Mam tak u siebie, było tak w dwóch R400 które sprawdzałem dla porównania w komisach lecz wydaje mi się to trochę anormalne. Przynajmniej w porównaniu do ojca Vectry i braciaka cytryny (choć tam to już inna bajka).

mikel1806 - Sob Sty 29, 2011 18:33

no tak ale skąd ten świst w okolicach pompy?
marcin316 - Sob Sty 29, 2011 18:39

greg-si, u mnie też tak jest ;) ale hamulce są OK, szczególnie jak założyłem zaciski od Pralki i wentylowane tarcze :) Pedał schodził powoli zarówno na starych tarczach i zaciskach jak i obecnie.

mikel1806, możesz też sprawdzić czy z któregoś cylinderka czy zacisku Ci płyn nie wycieka, może masz zapowietrzony układ? Można to wykryć wciskając na zapalonym silniku pedał hamulca. Jeśli przy pierwszym wciśnięciu będzie miękki i wejdzie głęboko, a przy kilkukrotnym energicznym naciśnięciu "urośnie" i nie da się tak głęboko wcisnąć to układ jest zapowietrzony.

Jeśli pojedziesz na stację diagnostyczną to za 20 zł diagnosta sprawdzi Ci siłę hamującą na poszczególnych kołach.

mikel1806 - Sob Sty 29, 2011 18:43

hm, ale czy gdy układ będzie zapowietrzony to będzie coś świstało ? :)
marcin316 - Sob Sty 29, 2011 18:47

Właśnie to świstanie najbardziej przemawia za nieszczelnością układu podciśnieniowego czyli uszkodzeniu pompki, przewodów bądź serwa. Jak to sprawdzić napisałem wyżej.
greg-si - Pon Sty 31, 2011 08:22

Cytat:
greg-si, u mnie też tak jest ;) ale hamulce są OK, szczególnie jak założyłem zaciski od Pralki i wentylowane tarcze :) Pedał schodził powoli zarówno na starych tarczach i zaciskach jak i obecnie.

No to spoko.
Choć wraz uważam że R nie hamuje tak jak powinien.

merh - Wto Lut 01, 2011 21:20

dołacze swoje grosze do tematu hamulców; nie wiem czy typową,ale napewno częstą u mnie usterką było zapiekanie sie prowadnic zacisków,zarówno przod jak i tył.trzeba je czyscic i smarować,szczegolnie teraz,gdy sa narazone na korozję.

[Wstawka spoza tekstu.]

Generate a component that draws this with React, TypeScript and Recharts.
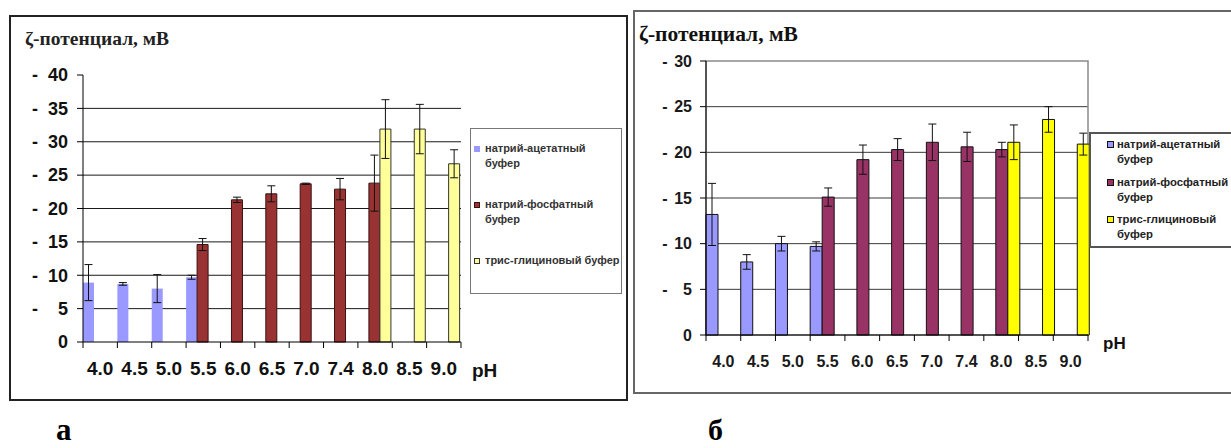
import React from 'react';
import { BarChart, Bar, XAxis, YAxis, CartesianGrid, ErrorBar, Legend, ReferenceArea } from 'recharts';

const phLabels = ['4.0', '4.5', '5.0', '5.5', '6.0', '6.5', '7.0', '7.4', '8.0', '8.5', '9.0'];
const bufferNames = ['натрий-ацетатный буфер', 'натрий-фосфатный буфер', 'трис-глициновый буфер'];
const yTitle = 'ζ-потенциал, мВ';

// panel а
const acetateA = [8.9, 8.7, 8.0, 9.7, null, null, null, null, null, null, null];
const acetateErrA = [2.7, 0.2, 2.1, 0.3, null, null, null, null, null, null, null];
const phosphateA = [null, null, null, 14.6, 21.3, 22.2, 23.7, 22.9, 23.8, null, null];
const phosphateErrA = [null, null, null, 0.9, 0.4, 1.2, 0.1, 1.6, 4.2, null, null];
const trisA = [null, null, null, null, null, null, null, null, 31.9, 31.9, 26.7];
const trisErrA = [null, null, null, null, null, null, null, null, 4.4, 3.7, 2.1];
const ticksA = [0, 5, 10, 15, 20, 25, 30, 35, 40];
const gridA = [5, 10, 15, 20, 25, 30, 35];

// panel б
const acetateB = [13.2, 8.0, 10.0, 9.7, null, null, null, null, null, null, null];
const acetateErrB = [3.4, 0.8, 0.8, 0.5, null, null, null, null, null, null, null];
const phosphateB = [null, null, null, 15.1, 19.2, 20.3, 21.1, 20.6, 20.3, null, null];
const phosphateErrB = [null, null, null, 1.0, 1.6, 1.2, 2.0, 1.6, 0.8, null, null];
const trisB = [null, null, null, null, null, null, null, null, 21.1, 23.6, 20.9];
const trisErrB = [null, null, null, null, null, null, null, null, 1.9, 1.4, 1.2];
const ticksB = [0, 5, 10, 15, 20, 25, 30];
const gridB = [5, 10, 15, 20, 25];

const SANS = 'Arial, "Liberation Sans", sans-serif';
const SERIF = '"Times New Roman", "Liberation Serif", serif';

type Num = number | null;
const buildRows = (ac: Num[], acE: Num[], ph: Num[], phE: Num[], tr: Num[], trE: Num[]) =>
  phLabels.map((label, i) => ({
    label,
    acetate: ac[i],
    acetateErr: acE[i],
    phosphate: ph[i],
    phosphateErr: phE[i],
    tris: tr[i],
    trisErr: trE[i],
  }));

const rowsA = buildRows(acetateA, acetateErrA, phosphateA, phosphateErrA, trisA, trisErrA);
const rowsB = buildRows(acetateB, acetateErrB, phosphateB, phosphateErrB, trisB, trisErrB);

// category label with ticks on the band edges, like Excel
const PhTick = (props: any) => {
  const { x, y, payload, index, half, size, dy, tickLen, color } = props;
  const h = payload && payload.offset > 0 ? payload.offset : half;
  return (
    <g>
      <line x1={x - h} x2={x - h} y1={y} y2={y + tickLen} stroke="#000" />
      {index === phLabels.length - 1 && <line x1={x + h} x2={x + h} y1={y} y2={y + tickLen} stroke="#000" />}
      <text x={x} y={y + dy} textAnchor="middle" fontSize={size} fontWeight="bold" fontFamily={SANS} fill={color}>
        {payload.value}
      </text>
    </g>
  );
};

// values are negative potentials, shown with a detached minus
const MinusTick = (props: any) => {
  const { x, y, payload, size, dashGap, color } = props;
  return (
    <g fontSize={size} fontWeight="bold" fontFamily={SANS} fill={color}>
      {payload.value !== 0 && (
        <text x={x - dashGap} y={y} dy={size * 0.35} textAnchor="middle">-</text>
      )}
      <text x={x} y={y} dy={size * 0.35} textAnchor="end">{payload.value}</text>
    </g>
  );
};

const PhLabel = (props: any) => {
  const { viewBox, dx, dy, size } = props;
  if (!viewBox) return null;
  return (
    <text x={viewBox.x + viewBox.width + dx} y={viewBox.y + dy} fontSize={size} fontWeight="bold" fontFamily={SANS} fill="#111">
      pH
    </text>
  );
};

const BufferLegend = (props: any) => {
  const { payload = [], box, fontSize, lineHeight, gap, marker, splitLast, color } = props;
  return (
    <div
      style={{
        ...box,
        boxSizing: 'border-box',
        background: '#fff',
        fontFamily: SANS,
        fontWeight: 'bold',
        fontSize,
        lineHeight: `${lineHeight}px`,
        color,
        whiteSpace: 'nowrap',
        overflow: 'hidden',
      }}
    >
      {payload.map((entry: any, i: number) => {
        const name = String(entry.value);
        const cut = name.lastIndexOf(' ');
        const lines = splitLast || i < payload.length - 1 ? [name.slice(0, cut), name.slice(cut + 1)] : [name];
        const stroke = entry.payload && entry.payload.stroke && entry.payload.stroke !== 'none' ? entry.payload.stroke : entry.color;
        return (
          <div key={name} style={{ display: 'flex', alignItems: 'flex-start', marginBottom: gap }}>
            <span
              style={{
                display: 'inline-block',
                boxSizing: 'border-box',
                width: marker.size,
                height: marker.size,
                marginTop: (lineHeight - marker.size) / 2,
                marginRight: marker.gap,
                background: entry.color,
                border: `1px solid ${stroke}`,
                flex: 'none',
              }}
            />
            <div>
              {lines.map((l) => (
                <div key={l}>{l}</div>
              ))}
            </div>
          </div>
        );
      })}
    </div>
  );
};

export default function App() {
  return (
    <div style={{ position: 'absolute', left: 0, top: 0, width: 1231, height: 448, overflow: 'hidden', background: '#fff' }}>
      <div style={{ position: 'absolute', left: 9, top: 15, width: 619, height: 386, border: '2px solid #222', boxSizing: 'border-box' }} />
      <div style={{ position: 'absolute', left: 633, top: 10, width: 640, height: 384, border: '2px solid #666', boxSizing: 'border-box' }} />

      <div style={{ position: 'absolute', left: 0, top: 0 }}>
        <BarChart width={630} height={400} data={rowsA} margin={{ top: 75, right: 169, bottom: 28, left: 23 }} barCategoryGap={0} barGap={0}>
          <CartesianGrid vertical={false} horizontalValues={gridA} stroke="#1a1a1a" />
          <XAxis
            dataKey="label"
            interval={0}
            tickSize={0}
            tickMargin={0}
            height={30}
            axisLine={{ stroke: '#000' }}
            tick={<PhTick half={17.2} size={19} dy={33} tickLen={6} color="#111" />}
            label={<PhLabel dx={11} dy={35} size={19} />}
          />
          <YAxis
            domain={[0, 40]}
            ticks={ticksA}
            interval={0}
            width={60}
            tickSize={6}
            tickMargin={9}
            axisLine={{ stroke: '#000' }}
            tickLine={{ stroke: '#000' }}
            tick={<MinusTick size={18} dashGap={33} color="#111" />}
          />
          <Legend
            layout="vertical"
            align="center"
            verticalAlign="middle"
            wrapperStyle={{ left: 470, top: 128 }}
            content={
              <BufferLegend
                box={{ width: 152, height: 166, border: '1px solid #777', padding: '12px 0 0 3px' }}
                fontSize={11}
                lineHeight={15}
                gap={26}
                marker={{ size: 6, gap: 5 }}
                splitLast={false}
                color="#333"
              />
            }
          />
          <Bar dataKey="acetate" name={bufferNames[0]} fill="#9999FF" isAnimationActive={false}>
            <ErrorBar dataKey="acetateErr" width={4} stroke="#111" strokeWidth={1} />
          </Bar>
          <Bar dataKey="phosphate" name={bufferNames[1]} fill="#993333" stroke="#3a1010" isAnimationActive={false}>
            <ErrorBar dataKey="phosphateErr" width={4} stroke="#111" strokeWidth={1} />
          </Bar>
          <Bar dataKey="tris" name={bufferNames[2]} fill="#FFFF99" stroke="#333" isAnimationActive={false}>
            <ErrorBar dataKey="trisErr" width={4} stroke="#111" strokeWidth={1} />
          </Bar>
        </BarChart>
      </div>

      <div style={{ position: 'absolute', left: 630, top: 0 }}>
        <BarChart width={601} height={400} data={rowsB} margin={{ top: 61, right: 143, bottom: 35, left: 16 }} barCategoryGap={0} barGap={0}>
          <CartesianGrid vertical={false} horizontalValues={gridB} stroke="#3a3a3a" />
          <ReferenceArea x1="4.0" x2="9.0" y1={0} y2={30} fill="none" stroke="#8a8a8a" strokeWidth={1.5} />
          <XAxis
            dataKey="label"
            interval={0}
            tickSize={0}
            tickMargin={0}
            height={30}
            axisLine={{ stroke: '#000' }}
            tick={<PhTick half={17.3} size={16} dy={32} tickLen={6} color="#1a1a1a" />}
            label={<PhLabel dx={15} dy={14} size={17} />}
          />
          <YAxis
            domain={[0, 30]}
            ticks={ticksB}
            interval={0}
            width={60}
            tickSize={6}
            tickMargin={8}
            axisLine={{ stroke: '#000' }}
            tickLine={{ stroke: '#000' }}
            tick={<MinusTick size={16} dashGap={27} color="#1a1a1a" />}
          />
          <Legend
            layout="vertical"
            align="center"
            verticalAlign="middle"
            wrapperStyle={{ left: 459, top: 132 }}
            content={
              <BufferLegend
                box={{ width: 160, height: 116, border: '2px solid #555', padding: '3px 0 0 16px' }}
                fontSize={11.3}
                lineHeight={15}
                gap={7.5}
                marker={{ size: 7, gap: 3 }}
                splitLast={true}
                color="#222"
              />
            }
          />
          <Bar dataKey="acetate" name={bufferNames[0]} fill="#9999FF" stroke="#111" isAnimationActive={false}>
            <ErrorBar dataKey="acetateErr" width={4} stroke="#111" strokeWidth={1} />
          </Bar>
          <Bar dataKey="phosphate" name={bufferNames[1]} fill="#993366" stroke="#111" isAnimationActive={false}>
            <ErrorBar dataKey="phosphateErr" width={4} stroke="#111" strokeWidth={1} />
          </Bar>
          <Bar dataKey="tris" name={bufferNames[2]} fill="#FFFF00" stroke="#111" isAnimationActive={false}>
            <ErrorBar dataKey="trisErr" width={4} stroke="#111" strokeWidth={1} />
          </Bar>
        </BarChart>
      </div>

      <svg width={1231} height={448} style={{ position: 'absolute', left: 0, top: 0, pointerEvents: 'none' }}>
        <text x={25} y={45} fontFamily={SERIF} fontWeight="bold" fontSize={19.5} fill="#222">{yTitle}</text>
        <text x={639} y={41} fontFamily={SERIF} fontWeight="bold" fontSize={21.5} fill="#111">{yTitle}</text>
        <text x={56} y={440} fontFamily={SERIF} fontWeight="bold" fontSize={31} fill="#000">а</text>
        <text x={708} y={440} fontFamily={SERIF} fontWeight="bold" fontSize={30} fill="#000">б</text>
      </svg>
    </div>
  );
}
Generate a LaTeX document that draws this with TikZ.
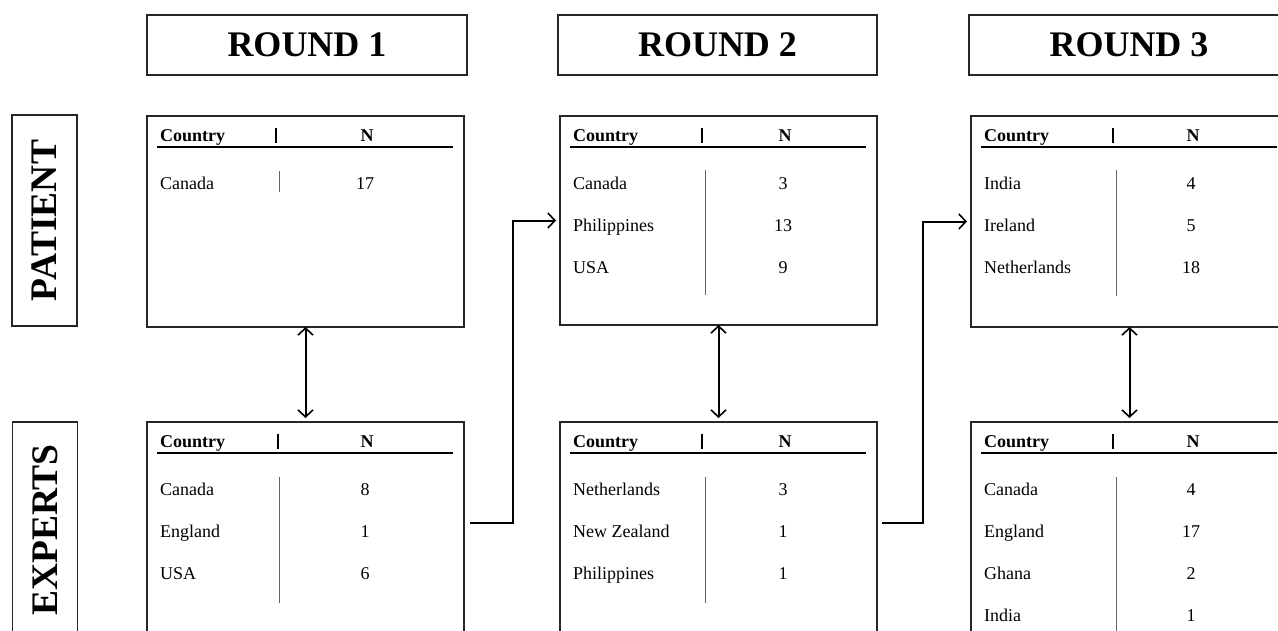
\documentclass[tikz,border=0pt]{standalone}
\usepackage{fontspec}
\setmainfont{Liberation Serif}
\usetikzlibrary{arrows.meta,calc}
\tikzset{
  frame/.style={draw=black!85, line width=1.6pt, rectangle, inner sep=0pt, outer sep=0pt},
  roundbox/.style={frame, anchor=north west, minimum width=320pt, minimum height=60pt,
    font=\fontsize{36}{40}\selectfont\bfseries},
  databox/.style={frame, anchor=north west, minimum width=317pt},
  sidebox/.style={frame, rotate=90, minimum height=65pt,
    font=\fontsize{37.5}{40}\selectfont\bfseries},
  hdr/.style={font=\fontsize{18}{20}\selectfont\bfseries, anchor=base west, inner sep=0pt},
  cell/.style={font=\fontsize{18}{20}\selectfont, anchor=base west, inner sep=0pt},
  num/.style={font=\fontsize{18}{20}\selectfont, anchor=base, inner sep=0pt},
  headrule/.style={line width=2.2pt},
  hbar/.style={line width=1.2pt},
  colline/.style={draw=black!60, line width=1pt},
  barb/.tip={Straight Barb[length=7pt,width=15pt,line width=1.6pt]},
  link/.style={line width=2pt, -barb, shorten >=4pt},
  biarrow/.style={line width=2pt, barb-barb, shorten >=4pt},
}
% #1 name, #2 left x, #3 top y, #4 height, #5 header bar offset, #6 N offset, #7 rows
\newcommand{\countrytable}[7]{%
  \node[databox, minimum height=#4pt] (#1) at (#2,#3) {};
  \node[hdr] (#1-c) at (#2+13,#3+25) {Country};
  \draw[hbar] (#2+#5,#3+12) -- (#2+#5,#3+27);
  \node[hdr, anchor=base] (#1-n) at (#2+#6,#3+25) {N};
  \draw[headrule] (#2+10,#3+31) -- (#2+306,#3+31);
  \foreach [count=\i] \c/\n in {#7} {
    \node[cell] (#1-r\i) at (#2+13,#3+31+42*\i) {\c};
    \node[num] (#1-v\i) at (#2+#6-2,#3+31+42*\i) {\n};
  }%
}
\begin{document}
\begin{tikzpicture}[x=1pt,y=-1pt]
\useasboundingbox (0,0) rectangle (1278,630);
\clip (0,0) rectangle (1278,630);

% round headers
\node[roundbox] (r1) at (147,15) {ROUND 1};
\node[roundbox, minimum width=319pt] (r2) at (558,15) {ROUND 2};
\node[roundbox] (r3) at (969,15) {ROUND 3};

% side labels
\node[sidebox, minimum width=211pt] (pat) at (44.5,220.5) {PATIENT};
\node[sidebox, minimum width=216pt] (exp) at (45,530) {EXPERTS};

% round 1
\countrytable{p1}{147}{116}{211}{129}{220}{Canada/17}
\draw[colline] (279,171) -- (279,192);
\countrytable{e1}{147}{422}{260}{131}{220}{Canada/8,England/1,USA/6}
\draw[colline] (279,477) -- (279,603);

% round 2
\countrytable{p2}{560}{116}{209}{142}{225}{Canada/3,Philippines/13,USA/9}
\draw[colline] (705,170) -- (705,295);
\countrytable{e2}{560}{422}{260}{142}{225}{Netherlands/3,New Zealand/1,Philippines/1}
\draw[colline] (705,477) -- (705,603);

% round 3
\countrytable{p3}{971}{116}{211}{142}{222}{India/4,Ireland/5,Netherlands/18}
\draw[colline] (1116,170) -- (1116,296);
\countrytable{e3}{971}{422}{260}{142}{222}{Canada/4,England/17,Ghana/2,India/1}
\draw[colline] (1116,477) -- (1116,640);

% vertical double arrows
\draw[biarrow] (p1.south) -- (e1.north);
\draw[biarrow] (p2.south) -- (e2.north);
\draw[biarrow] (p3.south) -- (e3.north);

% elbow arrows between rounds
\draw[link] ($(e1.north east)+(6,101)$) -- ++(43,0) |- (p2.west);
\draw[link] ($(e2.north east)+(5,101)$) -- ++(41,0) |- (p3.west);
\end{tikzpicture}
\end{document}
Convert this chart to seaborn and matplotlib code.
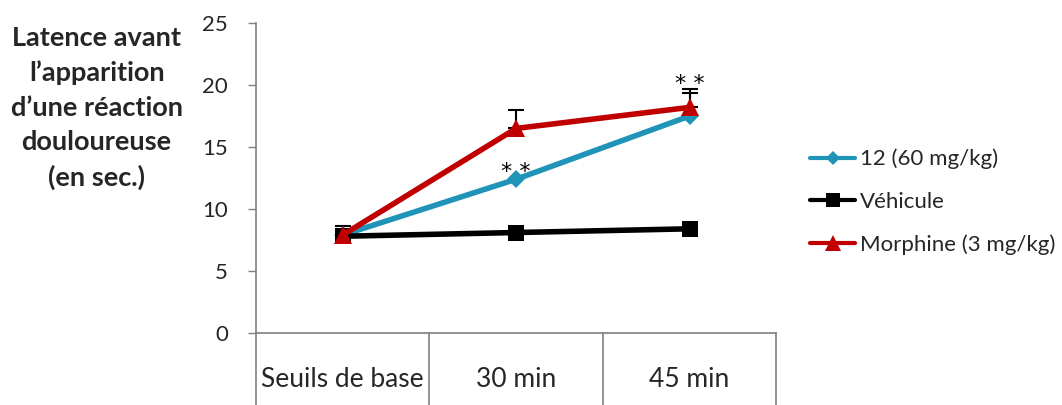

kolejna sprawa- rozumiem że układ hamulcowy i przod i tył tarcze?

wsłuchaj sie dokładnie w ten świst,jesli to nie przewod prowadzący do kolektora,to wywal serwo.wymiana to pewnie jakies 50zł (znaczy koszt serwa)

greg-si - Wto Lut 01, 2011 22:08

może nie same prowadnice (jeśli gumki są dobre) a klocki w jarzmie. Tam się też zbiera syf i wystarczy kilka miesięcy (jeśli ktoś robi nieduże przebiegi) żeby klocki siedziały już sztywno.
Do tego mechanizm od ręcznego na zaciskach tylnych. Rdzewieje połączenie linki z tym mechanizmem co owocuje niepełnym odbijaniem ręcznego.

merh - Wto Lut 01, 2011 22:11

tak jest. widze ,ze usterki typowe. gumki na prowadnicach tez mam dobre i niby szczelne,a mimo tego rdza pęcznieje wewnątrz. zagladam tam profilaktycznie co miesiąc.